#### Short exercise
Find the line with "What matplotlib code" and the line with "ax.yaxis.grid(True, color='black', linewidth=0.8)", then repeat both of them and every line in between exactly. Omit the pictures.

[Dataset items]
◆ ◆ ◆ ◆ ◆ ◆ ◆

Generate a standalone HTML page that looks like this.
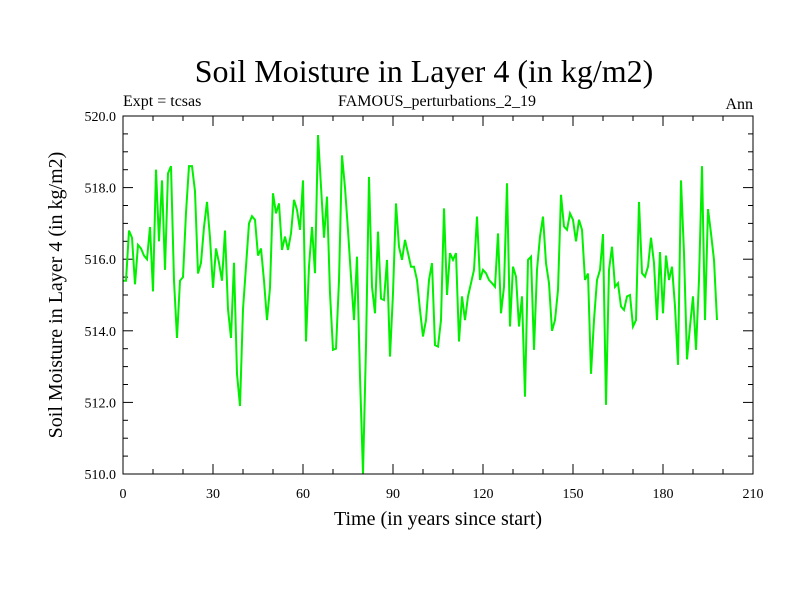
<!DOCTYPE html>
<html><head><meta charset="utf-8"><style>
body{margin:0;background:#fff}
svg text{font-family:"Liberation Serif",serif;fill:#000}
</style></head><body>
<svg id="chart" width="800" height="600" viewBox="0 0 800 600" xmlns="http://www.w3.org/2000/svg">
<rect width="800" height="600" fill="#fff"/>
<text x="424" y="82" font-size="32" text-anchor="middle">Soil Moisture in Layer 4 (in kg/m2)</text>
<text x="123" y="106" font-size="16">Expt = tcsas</text>
<text x="437" y="106" font-size="16" text-anchor="middle">FAMOUS_perturbations_2_19</text>
<text x="753" y="109" font-size="16" text-anchor="end">Ann</text>
<text x="438" y="525" font-size="20" text-anchor="middle">Time (in years since start)</text>
<text transform="translate(62,295) rotate(-90)" font-size="20" text-anchor="middle">Soil Moisture in Layer 4 (in kg/m2)</text>
<g id="axes"></g>
<g id="series"></g>
<rect x="123" y="116" width="630" height="358" fill="none" stroke="#000" stroke-width="1"/>
</svg>
<script>
const years0 = 0;
const values = [515.4,515.4,516.8,516.6,515.3,516.4,516.3,516.1,516.0,516.9,
515.1,518.5,516.5,518.2,515.7,518.4,518.6,515.4,513.8,515.4,
515.5,517.3,518.6,518.6,517.9,515.6,515.9,516.9,517.6,516.6,
515.2,516.3,515.9,515.4,516.8,514.6,513.8,515.9,512.8,511.9,
514.6,515.8,517.0,517.2,517.1,516.1,516.3,515.4,514.3,515.2,
517.84,517.28,517.56,516.26,516.63,516.26,516.72,517.66,517.38,516.82,
518.2,513.7,515.8,516.9,515.61,519.47,518.03,516.6,517.75,515.05,
513.47,513.5,515.4,518.9,518.0,516.8,515.51,514.3,516.07,512.72,
510.02,513.56,518.3,515.23,514.49,516.77,514.9,514.86,515.98,513.28,
515.05,517.56,516.35,515.98,516.54,516.17,515.79,515.79,515.42,514.58,
513.84,514.3,515.42,515.89,513.6,513.56,514.3,517.42,515.0,516.17,
515.98,516.17,513.7,514.96,514.3,514.96,515.33,515.7,517.19,515.42,
515.7,515.61,515.42,515.33,515.23,516.72,514.49,515.23,518.12,514.12,
515.79,515.51,514.12,514.96,512.16,515.98,516.07,513.47,515.7,516.63,
517.19,515.89,515.33,514.0,514.3,515.14,517.8,516.91,516.82,517.28,
517.1,516.5,517.1,516.82,515.42,515.6,512.8,514.3,515.42,515.7,
516.7,511.93,515.7,516.35,515.23,515.33,514.68,514.58,514.96,515.0,
514.12,514.3,517.6,515.61,515.51,515.79,516.6,515.89,514.3,516.2,
514.49,516.1,515.42,515.79,514.68,513.05,518.2,516.17,513.2,514.12,
514.96,513.47,515.42,518.6,514.3,517.4,516.72,515.98,514.3];
const xTicks = [0,30,60,90,120,150,180,210];
const yTicks = [510,512,514,516,518,520];
const xMin=0,xMax=210,yMin=510,yMax=520;
const L=123,R=753,T=116,B=474;
const sx=v=>L+(v-xMin)/(xMax-xMin)*(R-L);
const sy=v=>B-(v-yMin)/(yMax-yMin)*(B-T);
const NS="http://www.w3.org/2000/svg";
const ax=document.getElementById('axes');
function ln(x1,y1,x2,y2){const l=document.createElementNS(NS,'line');l.setAttribute('x1',x1);l.setAttribute('y1',y1);l.setAttribute('x2',x2);l.setAttribute('y2',y2);l.setAttribute('stroke','#000');l.setAttribute('stroke-width','1');ax.appendChild(l);return l;}
for(let v=xMin;v<=xMax;v+=10){const x=sx(v);const len=(v%30===0)?10:5;
let t=ln(x,B,x,B-len);


t=ln(x,T,x,T+len);

}
for(let v=yMin;v<=yMax+1e-9;v+=0.5){const y=sy(v);const major=Math.abs(v-Math.round(v/2)*2)<1e-6;const len=major?10:5;
let t=ln(L,y,L+len,y);


t=ln(R,y,R-len,y);

}
xTicks.forEach(v=>{const t=document.createElementNS(NS,'text');t.setAttribute('x',sx(v));t.setAttribute('y',B+24);t.setAttribute('font-size','14');t.setAttribute('text-anchor','middle');t.textContent=v;


ax.appendChild(t);});
yTicks.forEach(v=>{const t=document.createElementNS(NS,'text');t.setAttribute('x',L-7);t.setAttribute('y',sy(v)+5);t.setAttribute('font-size','14');t.setAttribute('text-anchor','end');t.textContent=v.toFixed(1);


ax.appendChild(t);});
const pts=values.map((v,i)=>sx(years0+i).toFixed(1)+','+sy(Math.max(v,yMin)).toFixed(1)).join(' ');
const pl=document.createElementNS(NS,'polyline');
pl.setAttribute('points',pts);pl.setAttribute('fill','none');pl.setAttribute('stroke','#00f000');pl.setAttribute('stroke-width','2');


document.getElementById('series').appendChild(pl);
</script>
</body></html>
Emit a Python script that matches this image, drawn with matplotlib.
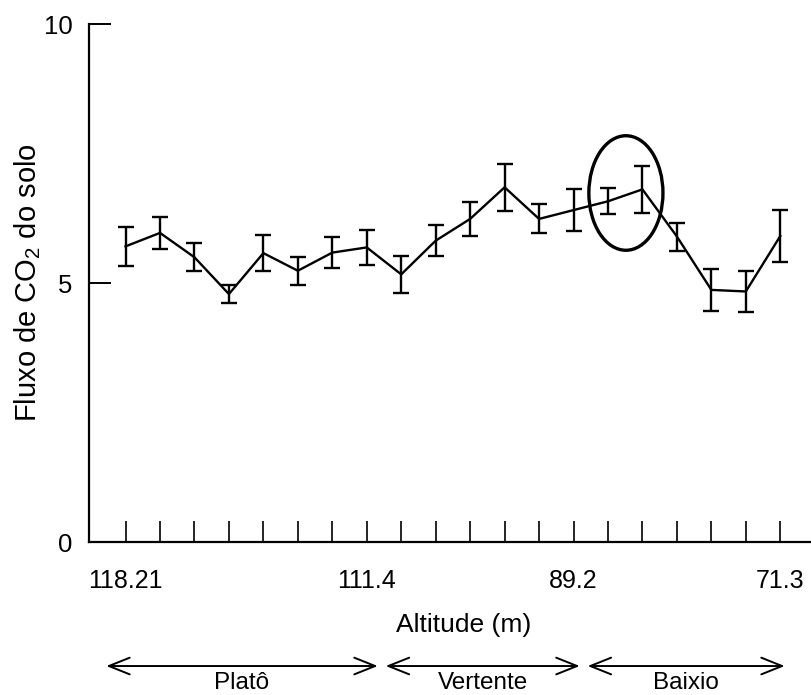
import numpy as np
import matplotlib
matplotlib.use('Agg')
import matplotlib.pyplot as plt
from matplotlib.patches import Ellipse, FancyArrowPatch

plt.rcParams['font.family'] = ['Liberation Sans', 'DejaVu Sans']
plt.rcParams['mathtext.fontset'] = 'custom'
plt.rcParams['mathtext.rm'] = 'Liberation Sans'

# soil CO2 flux along the transect (20 sampling points), mean and error bar
flux = [5.71, 5.97, 5.50, 4.79, 5.58, 5.24, 5.59, 5.69, 5.17, 5.82,
        6.24, 6.85, 6.24, 6.41, 6.58, 6.81, 5.90, 4.87, 4.84, 5.91]
err = [0.38, 0.31, 0.27, 0.18, 0.34, 0.27, 0.30, 0.34, 0.35, 0.30,
       0.33, 0.45, 0.28, 0.40, 0.25, 0.45, 0.27, 0.41, 0.40, 0.50]
points = np.arange(1, len(flux) + 1)

# altitude labels shown under some of the points
alt_pos = [1, 8, 14, 20]
alt_labels = ['118.21', '111.4', '89.2', '71.3']

# landscape zones (start / end along the transect)
zones = ['Platô', 'Vertente', 'Baixio']
zone_start = [0.36, 8.47, 14.33]
zone_end = [8.40, 14.26, 20.21]

fig = plt.figure(figsize=(8.12, 6.95), dpi=100)
ax = fig.add_axes([89/812, 0.2197, 1 - 89/812, 0.7457])

ax.errorbar(points, flux, yerr=err, color='black', lw=1.7,
            elinewidth=1.7, capsize=6, capthick=1.7)

# highlight ellipse around points 15-16
ax.add_patch(Ellipse((15.52, 6.74), 2.15, 2.21, fill=False,
                     edgecolor='black', lw=2.4))

ax.set_xlim(-0.06, 20.92)
ax.set_ylim(0, 10)
ax.set_yticks([0, 5, 10])
ax.set_yticklabels(['0', '5', '10'])
ax.set_xticks(points)
xlabels = ['' for p in points]
for p, l in zip(alt_pos, alt_labels):
    xlabels[p - 1] = l
ax.set_xticklabels(xlabels)

for s in ['top', 'right']:
    ax.spines[s].set_visible(False)
for s in ['left', 'bottom']:
    ax.spines[s].set_linewidth(1.6)

ax.tick_params(axis='x', direction='in', length=15, width=1.2,
               pad=19, labelsize=18)
ax.tick_params(axis='y', direction='in', length=16, width=1.4,
               pad=12, labelsize=18.5)

fig.text(27.5/812, 1 - 283/695, r'Fluxo de CO$_\mathrm{2}$ do solo',
         rotation=90, ha='center', va='center', fontsize=21)
fig.text(463.5/812, 1 - 625/695, 'Altitude (m)', ha='center',
         va='center', fontsize=19)

# zone arrows under the axis
trans = ax.get_xaxis_transform()
arrow_y = -0.2387
for name, x0, x1 in zip(zones, zone_start, zone_end):
    arr = FancyArrowPatch((x0, arrow_y), (x1, arrow_y), transform=trans,
                          arrowstyle='<->,head_length=0.75,head_width=0.3',
                          mutation_scale=20, color='black', lw=1.4,
                          clip_on=False)
    ax.add_artist(arr)
    ax.annotate(name, xy=((x0 + x1) / 2, 0), xycoords=trans,
                xytext=((x0 + x1) / 2, 1 / 695),
                textcoords=('data', 'figure fraction'),
                ha='center', va='bottom', fontsize=17.5,
                annotation_clip=False)

fig.savefig('out.png', dpi=100)
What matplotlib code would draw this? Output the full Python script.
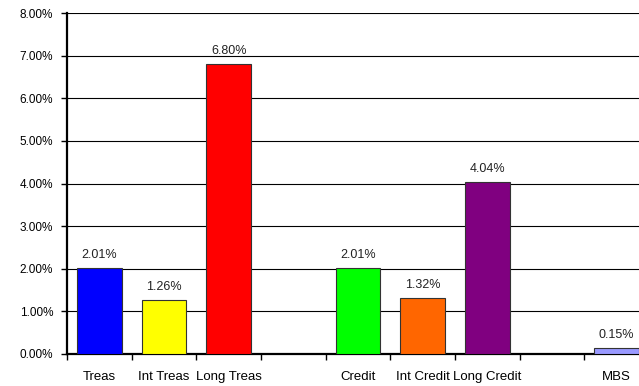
import numpy as np
import matplotlib.pyplot as plt
from matplotlib.ticker import FuncFormatter, MultipleLocator

plt.rcParams['font.family'] = ['Liberation Sans', 'DejaVu Sans']

categories = ['Treas', 'Int Treas', 'Long Treas', '', 'Credit', 'Int Credit', 'Long Credit', '', 'MBS']
values = [2.01, 1.26, 6.80, None, 2.01, 1.32, 4.04, None, 0.15]
colors = ['#0000FF', '#FFFF00', '#FF0000', None, '#00FF00', '#FF6600', '#800080', None, '#9999FF']

fig = plt.figure(figsize=(6.39, 3.86), dpi=100)
# right edge of the plot area runs past the picture, as in the source
ax = fig.add_axes([67 / 639, 32 / 386, 582 / 639, 341 / 386])

ax.set_axisbelow(True)
ax.yaxis.grid(True, color='black', linewidth=0.8)

x = np.arange(len(categories))
for xi, v, c in zip(x, values, colors):
    if v is None:
        continue
    ax.bar(xi, v, width=0.69, color=c, edgecolor='#333333', linewidth=0.8, zorder=3)
    ax.annotate(f'{v:.2f}%', (xi, v), xytext=(0, 5), textcoords='offset points',
                ha='center', va='bottom', fontsize=9, color='#222222')

ax.set_xlim(-0.5, len(categories) - 0.5)
ax.set_ylim(0, 8)
ax.yaxis.set_major_locator(MultipleLocator(1))
ax.yaxis.set_major_formatter(FuncFormatter(lambda v, p: f'{v:.2f}%'))

ax.set_xticks(x)
ax.set_xticklabels(categories)
ax.set_xticks(np.arange(-0.5, len(categories), 1), minor=True)
ax.tick_params(axis='x', which='major', length=0, pad=12, labelsize=9.5)
ax.tick_params(axis='x', which='minor', length=4, width=1, direction='out')
ax.tick_params(axis='y', length=4, width=1, pad=6, labelsize=8.5)

for s in ['top', 'right']:
    ax.spines[s].set_visible(False)
ax.spines['left'].set_linewidth(1.6)
ax.spines['bottom'].set_linewidth(1.6)

fig.savefig('out.png', dpi=100)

◆ ◆ ◆ ◆ ◆ ◆ ◆

#### Expected answer
What matplotlib code would draw this? Output the full Python script.
import numpy as np
import matplotlib.pyplot as plt
from matplotlib.ticker import FuncFormatter, MultipleLocator

plt.rcParams['font.family'] = ['Liberation Sans', 'DejaVu Sans']

categories = ['Treas', 'Int Treas', 'Long Treas', '', 'Credit', 'Int Credit', 'Long Credit', '', 'MBS']
values = [2.01, 1.26, 6.80, None, 2.01, 1.32, 4.04, None, 0.15]
colors = ['#0000FF', '#FFFF00', '#FF0000', None, '#00FF00', '#FF6600', '#800080', None, '#9999FF']

fig = plt.figure(figsize=(6.39, 3.86), dpi=100)
# right edge of the plot area runs past the picture, as in the source
ax = fig.add_axes([67 / 639, 32 / 386, 582 / 639, 341 / 386])

ax.set_axisbelow(True)
ax.yaxis.grid(True, color='black', linewidth=0.8)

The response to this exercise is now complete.